Mariee Cruz Mendoza, Texas A&M University – Kingsville

Investigation On The Correlation Between Wave Energy Behaviors And Sea Water Salinity In The Gulf Of Mexico

Abstract: Due to the great availability and size of oceans, wave energy is estimated as the second largest ocean renewable energy source. However, the harvesting of wave energy is facing many challenges, and there is no commercially operated wave energy farm in the world yet. One of the problems is lack of understanding of the wave energy behavior and its underlying principles. In this project, sea water salinity was chosen to analyze its correlation with wave energy behavior.

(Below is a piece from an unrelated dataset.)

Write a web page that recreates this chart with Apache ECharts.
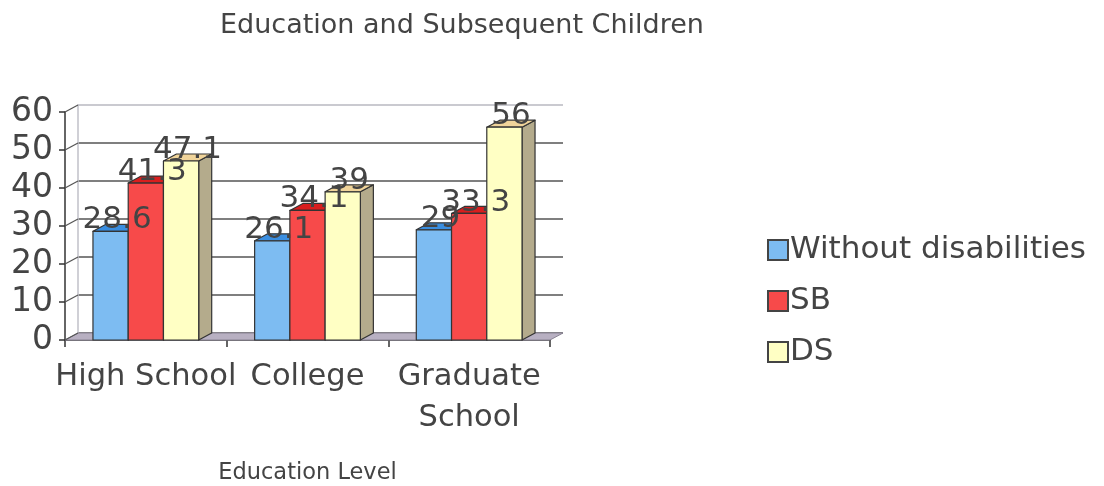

The average salinity in ocean water is around 35 grams of salt per kilogram of sea water, which means the ocean composed by 3.5% of salt. However, there are multiple differences in salinity patterns between oceans. The distribution of salinity on the ocean surface varies according to the regions. The flow of ocean currents that move heat from all parts of Earth are strongly influenced by salinity. The North Atlantic Ocean contains the highest salinity levels from all the oceans on Earth. Due to its significant influence in the Gulf of Mexico, this area was chosen for a correlation analysis between salinity and wave energy behavior. The results show there are certain correlations between them in specific areas in the Gulf of Mexico.